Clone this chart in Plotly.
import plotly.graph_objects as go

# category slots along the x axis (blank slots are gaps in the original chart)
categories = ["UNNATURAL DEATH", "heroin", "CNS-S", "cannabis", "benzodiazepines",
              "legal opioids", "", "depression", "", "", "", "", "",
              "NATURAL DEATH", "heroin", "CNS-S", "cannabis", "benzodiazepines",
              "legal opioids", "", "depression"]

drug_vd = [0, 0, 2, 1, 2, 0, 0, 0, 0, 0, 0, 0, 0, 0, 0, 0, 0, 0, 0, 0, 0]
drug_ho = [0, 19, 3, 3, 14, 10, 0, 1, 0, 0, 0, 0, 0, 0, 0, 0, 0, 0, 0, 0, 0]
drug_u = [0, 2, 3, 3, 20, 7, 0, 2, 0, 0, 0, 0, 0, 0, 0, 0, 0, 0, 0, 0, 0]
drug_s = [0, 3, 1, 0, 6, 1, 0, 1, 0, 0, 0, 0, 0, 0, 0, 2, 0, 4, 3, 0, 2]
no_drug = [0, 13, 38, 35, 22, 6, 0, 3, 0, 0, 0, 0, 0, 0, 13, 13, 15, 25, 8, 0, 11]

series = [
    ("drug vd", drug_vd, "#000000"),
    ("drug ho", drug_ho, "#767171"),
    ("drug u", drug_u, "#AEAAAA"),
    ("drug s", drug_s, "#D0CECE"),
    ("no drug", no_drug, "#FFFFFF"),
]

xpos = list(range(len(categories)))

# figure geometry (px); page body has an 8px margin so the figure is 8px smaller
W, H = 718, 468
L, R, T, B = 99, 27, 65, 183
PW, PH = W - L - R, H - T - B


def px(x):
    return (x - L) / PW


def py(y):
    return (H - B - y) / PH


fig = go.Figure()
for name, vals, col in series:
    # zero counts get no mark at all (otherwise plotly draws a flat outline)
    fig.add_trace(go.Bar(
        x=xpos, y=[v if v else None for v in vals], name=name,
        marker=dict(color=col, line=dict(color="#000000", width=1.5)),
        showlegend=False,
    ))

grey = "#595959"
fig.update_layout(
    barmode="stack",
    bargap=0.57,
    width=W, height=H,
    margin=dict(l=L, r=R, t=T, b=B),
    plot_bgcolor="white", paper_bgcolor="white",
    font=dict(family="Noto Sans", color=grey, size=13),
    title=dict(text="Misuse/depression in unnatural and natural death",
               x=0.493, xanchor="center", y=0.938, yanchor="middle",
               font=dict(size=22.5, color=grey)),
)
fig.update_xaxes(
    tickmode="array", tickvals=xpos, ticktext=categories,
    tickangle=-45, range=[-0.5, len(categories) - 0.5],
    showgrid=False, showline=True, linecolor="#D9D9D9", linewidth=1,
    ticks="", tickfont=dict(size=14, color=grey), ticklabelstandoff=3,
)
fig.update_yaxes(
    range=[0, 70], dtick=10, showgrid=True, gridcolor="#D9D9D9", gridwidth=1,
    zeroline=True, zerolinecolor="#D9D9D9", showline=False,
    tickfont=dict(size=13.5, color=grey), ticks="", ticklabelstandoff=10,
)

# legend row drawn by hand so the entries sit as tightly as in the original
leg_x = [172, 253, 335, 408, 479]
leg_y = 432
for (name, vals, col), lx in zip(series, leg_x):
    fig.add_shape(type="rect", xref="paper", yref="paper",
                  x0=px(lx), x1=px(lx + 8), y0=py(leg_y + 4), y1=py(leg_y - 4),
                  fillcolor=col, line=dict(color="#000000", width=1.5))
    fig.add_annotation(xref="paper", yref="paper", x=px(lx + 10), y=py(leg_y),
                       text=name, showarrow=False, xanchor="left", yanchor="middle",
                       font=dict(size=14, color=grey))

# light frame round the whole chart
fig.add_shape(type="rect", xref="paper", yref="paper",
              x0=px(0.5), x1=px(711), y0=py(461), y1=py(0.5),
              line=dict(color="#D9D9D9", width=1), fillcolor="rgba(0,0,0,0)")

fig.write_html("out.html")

------------------------------

Reproduce the listing shown above in its entirety, exactly.

Clone this chart in Plotly.
import plotly.graph_objects as go

# category slots along the x axis (blank slots are gaps in the original chart)
categories = ["UNNATURAL DEATH", "heroin", "CNS-S", "cannabis", "benzodiazepines",
              "legal opioids", "", "depression", "", "", "", "", "",
              "NATURAL DEATH", "heroin", "CNS-S", "cannabis", "benzodiazepines",
              "legal opioids", "", "depression"]

drug_vd = [0, 0, 2, 1, 2, 0, 0, 0, 0, 0, 0, 0, 0, 0, 0, 0, 0, 0, 0, 0, 0]
drug_ho = [0, 19, 3, 3, 14, 10, 0, 1, 0, 0, 0, 0, 0, 0, 0, 0, 0, 0, 0, 0, 0]
drug_u = [0, 2, 3, 3, 20, 7, 0, 2, 0, 0, 0, 0, 0, 0, 0, 0, 0, 0, 0, 0, 0]
drug_s = [0, 3, 1, 0, 6, 1, 0, 1, 0, 0, 0, 0, 0, 0, 0, 2, 0, 4, 3, 0, 2]
no_drug = [0, 13, 38, 35, 22, 6, 0, 3, 0, 0, 0, 0, 0, 0, 13, 13, 15, 25, 8, 0, 11]

series = [
    ("drug vd", drug_vd, "#000000"),
    ("drug ho", drug_ho, "#767171"),
    ("drug u", drug_u, "#AEAAAA"),
    ("drug s", drug_s, "#D0CECE"),
    ("no drug", no_drug, "#FFFFFF"),
]

xpos = list(range(len(categories)))

# figure geometry (px); page body has an 8px margin so the figure is 8px smaller
W, H = 718, 468
L, R, T, B = 99, 27, 65, 183
PW, PH = W - L - R, H - T - B


def px(x):
    return (x - L) / PW


def py(y):
    return (H - B - y) / PH


fig = go.Figure()
for name, vals, col in series:
    # zero counts get no mark at all (otherwise plotly draws a flat outline)
    fig.add_trace(go.Bar(
        x=xpos, y=[v if v else None for v in vals], name=name,
        marker=dict(color=col, line=dict(color="#000000", width=1.5)),
        showlegend=False,
    ))

grey = "#595959"
fig.update_layout(
    barmode="stack",
    bargap=0.57,
    width=W, height=H,
    margin=dict(l=L, r=R, t=T, b=B),
    plot_bgcolor="white", paper_bgcolor="white",
    font=dict(family="Noto Sans", color=grey, size=13),
    title=dict(text="Misuse/depression in unnatural and natural death",
               x=0.493, xanchor="center", y=0.938, yanchor="middle",
               font=dict(size=22.5, color=grey)),
)
fig.update_xaxes(
    tickmode="array", tickvals=xpos, ticktext=categories,
    tickangle=-45, range=[-0.5, len(categories) - 0.5],
    showgrid=False, showline=True, linecolor="#D9D9D9", linewidth=1,
    ticks="", tickfont=dict(size=14, color=grey), ticklabelstandoff=3,
)
fig.update_yaxes(
    range=[0, 70], dtick=10, showgrid=True, gridcolor="#D9D9D9", gridwidth=1,
    zeroline=True, zerolinecolor="#D9D9D9", showline=False,
    tickfont=dict(size=13.5, color=grey), ticks="", ticklabelstandoff=10,
)

# legend row drawn by hand so the entries sit as tightly as in the original
leg_x = [172, 253, 335, 408, 479]
leg_y = 432
for (name, vals, col), lx in zip(series, leg_x):
    fig.add_shape(type="rect", xref="paper", yref="paper",
                  x0=px(lx), x1=px(lx + 8), y0=py(leg_y + 4), y1=py(leg_y - 4),
                  fillcolor=col, line=dict(color="#000000", width=1.5))
    fig.add_annotation(xref="paper", yref="paper", x=px(lx + 10), y=py(leg_y),
                       text=name, showarrow=False, xanchor="left", yanchor="middle",
                       font=dict(size=14, color=grey))

# light frame round the whole chart
fig.add_shape(type="rect", xref="paper", yref="paper",
              x0=px(0.5), x1=px(711), y0=py(461), y1=py(0.5),
              line=dict(color="#D9D9D9", width=1), fillcolor="rgba(0,0,0,0)")

fig.write_html("out.html")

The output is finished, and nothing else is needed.